I don’t really care about that girl who isn’t a kid anymore, because she actually is a kid still, and forever will be a kid, and no amount of slut-shaming will change that. I don’t care that she was trashy, raunchy, etc. She still has that mirror she will look into every night and every morning, and if the drugs and the money and the loneliness and the incessant void won’t catch up to her, one day, the mirror’s going to crack and she will shatter with it. I don’t care that reputable news stations (CNN, cough) are covering stories like this, because this is the gluttonous culture we live in, and it ain’t surprising anymore.
What I do care about is this: the million of girls and boys who are still kids watching what transpired and what’s transpiring. I care that the boy in the Beetlejuice suit gets a pass because his song is catchy, and apparently, since the girls in his video are “hot” and “you don’t hear the lyrics while you’re dancing anyways,” what he’s saying isn’t sexist nor dangerous. I care that this live-televised music awards show and the whole industry continually sells this numbing and deadening way of life and everything, from social media, blogs, news outlets, people I’m friends with, talk about it like it’s either no thing or utterly shocking.

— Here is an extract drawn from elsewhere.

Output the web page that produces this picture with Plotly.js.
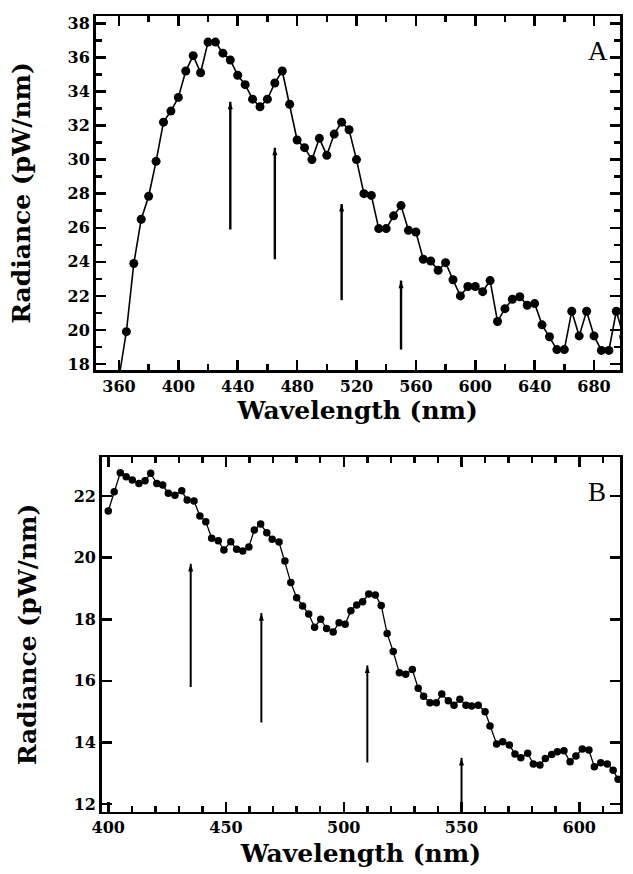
<!DOCTYPE html>
<html><head><meta charset="utf-8">
<script src="https://cdn.plot.ly/plotly-3.0.1.min.js"></script>
<style>body{margin:0;padding:0;background:#fff}#chart{width:633px;height:874px}</style>
</head><body><div id="chart"></div>
<script>
// Panel A data
const wavelengthA = [360,365,370,375,380,385,390,395,400,405,410,415,420,425,430,435,440,445,450,455,460,465,470,475,480,485,490,495,500,505,510,515,520,525,530,535,540,545,550,555,560,565,570,575,580,585,590,595,600,605,610,615,620,625,630,635,640,645,650,655,660,665,670,675,680,685,690,695,700];
const radianceA = [17.2,19.9,23.9,26.5,27.85,29.9,32.2,32.85,33.65,35.2,36.1,35.1,36.9,36.9,36.25,35.85,34.95,34.4,33.55,33.1,33.55,34.5,35.2,33.25,31.15,30.7,30.0,31.25,30.25,31.5,32.2,31.75,30.0,28.0,27.9,25.95,25.95,26.7,27.3,25.85,25.75,24.15,24.05,23.5,23.95,22.95,22.0,22.55,22.55,22.25,22.9,20.5,21.25,21.8,21.95,21.45,21.55,20.3,19.6,18.85,18.85,21.1,19.65,21.1,19.65,18.8,18.8,21.1,19.6];
const arrowWavelengthA = [435,465,510,550];
const arrowTopA = [33.4,30.7,27.4,22.9];
const arrowBottomA = [25.9,24.15,21.75,18.85];
const xTicksA = [360,400,440,480,520,560,600,640,680];
const xMinorA = [340,380,420,460,500,540,580,620,660,700];
const yTicksA = [18,20,22,24,26,28,30,32,34,36,38];
const yMinorA = [19,21,23,25,27,29,31,33,35,37];

// Panel B data
const wavelengthB = [400.0,402.5,405.1,407.6,410.2,413.0,415.6,418.0,420.6,423.1,425.5,428.3,431.2,433.5,436.4,438.9,441.4,443.9,446.7,449.1,452.0,454.5,457.1,459.7,462.0,464.7,467.3,469.6,472.5,475.0,477.5,480.0,482.5,485.1,487.6,490.2,492.7,495.5,498.0,500.6,503.0,505.5,508.0,510.6,513.4,515.9,518.4,521.0,523.6,526.3,529.1,531.6,533.9,536.6,539.3,541.6,544.4,546.8,549.3,551.9,554.3,557.1,560.0,562.1,564.9,567.5,570.3,572.7,575.2,578.1,580.5,583.3,585.6,588.3,590.7,593.5,596.1,598.6,601.3,604.1,606.4,609.1,611.9,614.4,616.5,619.1];
const radianceB = [21.52,22.14,22.76,22.63,22.52,22.41,22.50,22.74,22.41,22.36,22.09,22.03,22.17,21.87,21.84,21.35,21.17,20.63,20.55,20.25,20.52,20.27,20.22,20.35,20.90,21.09,20.81,20.60,20.51,19.89,19.19,18.70,18.43,18.17,17.74,18.00,17.70,17.59,17.89,17.84,18.28,18.46,18.57,18.82,18.79,18.45,17.54,16.95,16.26,16.21,16.37,15.76,15.50,15.29,15.29,15.57,15.35,15.21,15.40,15.21,15.18,15.21,15.00,14.53,13.95,14.02,13.92,13.62,13.50,13.65,13.30,13.27,13.48,13.61,13.70,13.73,13.37,13.56,13.79,13.75,13.21,13.34,13.30,13.10,12.80,13.00];
const arrowWavelengthB = [435,465,510,550];
const arrowTopB = [19.8,18.2,16.5,13.5];
const arrowBottomB = [15.8,14.65,13.35,11.75];
const xTicksB = [400,450,500,550,600];
const xMinorB = [410,420,430,440,460,470,480,490,510,520,530,540,560,570,580,590,610,620];
const yTicksB = [12,14,16,18,20,22];

function stems(xs, tops, bottoms) {
  const x = [], y = [];
  xs.forEach((v, i) => { x.push(v, v, null); y.push(bottoms[i], tops[i], null); });
  return {x, y};
}
const sA = stems(arrowWavelengthA, arrowTopA, arrowBottomA);
const sB = stems(arrowWavelengthB, arrowTopB, arrowBottomB);

const traces = [
  {x: wavelengthA, y: radianceA, xaxis: 'x', yaxis: 'y', mode: 'lines+markers', line: {color: '#000', width: 1.6}, marker: {color: '#000', size: 9}, hoverinfo: 'skip'},
  {x: sA.x, y: sA.y, xaxis: 'x', yaxis: 'y', mode: 'lines', line: {color: '#000', width: 2.4}, hoverinfo: 'skip'},
  {x: arrowWavelengthA, y: arrowTopA, xaxis: 'x', yaxis: 'y', mode: 'markers', marker: {symbol: 'arrow', angle: 0, size: 8, color: '#000'}, hoverinfo: 'skip'},
  {x: wavelengthB, y: radianceB, xaxis: 'x2', yaxis: 'y2', mode: 'lines+markers', line: {color: '#000', width: 1.3}, marker: {color: '#000', size: 7.5}, hoverinfo: 'skip'},
  {x: sB.x, y: sB.y, xaxis: 'x2', yaxis: 'y2', mode: 'lines', line: {color: '#000', width: 2}, hoverinfo: 'skip'},
  {x: arrowWavelengthB, y: arrowTopB, xaxis: 'x2', yaxis: 'y2', mode: 'markers', marker: {symbol: 'arrow', angle: 0, size: 8, color: '#000'}, hoverinfo: 'skip'}
];

const tickFont = {family: 'DejaVu Serif', size: 16, color: '#000', weight: 'bold'};
const titleFont = {family: 'DejaVu Serif', size: 25, color: '#000', weight: 'bold'};
function ax(extra) {
  return Object.assign({
    showline: true, linecolor: '#000', linewidth: 2.5, mirror: 'ticks',
    ticks: 'inside', ticklen: 10, tickwidth: 2.5, tickcolor: '#000',
    showgrid: false, zeroline: false, automargin: false, tickfont: tickFont,
    tickmode: 'array'
  }, extra);
}
const minorStyle = {ticks: 'inside', ticklen: 6, tickwidth: 2.5, tickcolor: '#000', showgrid: false};

const layout = {
  width: 633, height: 874,
  margin: {l: 0, r: 0, t: 0, b: 0},
  paper_bgcolor: '#fff', plot_bgcolor: '#fff',
  showlegend: false,
  xaxis: ax({domain: [95.5/633, 620/633], anchor: 'y', range: [344.2, 697.5],
    tickvals: xTicksA, ticktext: xTicksA.map(String),
    minor: Object.assign({tickmode: 'array', tickvals: xMinorA}, minorStyle),
    title: {text: 'Wavelength (nm)', font: titleFont, standoff: 0}}),
  yaxis: ax({domain: [1 - 370/874, 1 - 16/874], anchor: 'x', range: [17.65, 38.43],
    tickvals: yTicksA, ticktext: yTicksA.map(String),
    minor: Object.assign({tickmode: 'array', tickvals: yMinorA}, minorStyle),
    title: {text: 'Radiance (pW/nm)', font: titleFont, standoff: 30}}),
  xaxis2: ax({domain: [101.7/633, 620/633], anchor: 'y2', range: [397.2, 617.3],
    tickvals: xTicksB, ticktext: xTicksB.map(String),
    minor: Object.assign({tickmode: 'array', tickvals: xMinorB}, minorStyle),
    title: {text: 'Wavelength (nm)', font: titleFont, standoff: 8}}),
  yaxis2: ax({domain: [1 - 811.7/874, 1 - 457.3/874], anchor: 'x2', range: [11.75, 23.26],
    tickvals: yTicksB, ticktext: yTicksB.map(String),
    title: {text: 'Radiance (pW/nm)', font: titleFont, standoff: 30}}),
  annotations: [
    {xref: 'x domain', yref: 'y domain', x: 0.98, y: 0.95, text: 'A', showarrow: false, font: {family: 'Liberation Serif', size: 27, color: '#000'}},
    {xref: 'x2 domain', yref: 'y2 domain', x: 0.977, y: 0.95, text: 'B', showarrow: false, font: {family: 'Liberation Serif', size: 27, color: '#000'}}
  ]
};

Plotly.newPlot('chart', traces, layout, {staticPlot: true, displayModeBar: false});
</script>
</body></html>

But all I have is a pen and my own tongue, and that’s what I’m going to use to express my discontent. That girl who isn’t a kid anymore and that boy in the Beetlejuice suit, like all the minions before them, have had their moment in the sun and will fade away soon enough. Their messages will imbue society’s psychic fabric for a long time. But so will mine, and my tribe’s, and our discontent. Our voices are louder, our tongues longer, and our spirits are the sun; we know what the shadows look like and have seen truth.
And that’s just it: the whole machine wants you to forget that. They want you to focus on her trashy attire and her humping and the boy’s cute voice that makes your body dance. They want you to forget the drones dropping bombs, the chemical weapons, the protests, the fight for real freedom. They want you to forget that this isn’t freedom, it’s mind-numbing exploitation. And they will want you to consume consume consume consume consume until there isn’t anything left but a broken home and the television’s limelight on.
This is what I’d say to those million kids who watched the VMAs last night: Miley Cyrus is just a girl and all she wants is attention and acceptance. Robin Thicke is a boy who wants the same. They’re just imitating shadows. Everything is. It’s a grand production to make you forget. Don’t. Don’t end up like them, products of their own insecurities. I’m not asking anything more but to remember that there are chains and shadows, and only you know how to break them.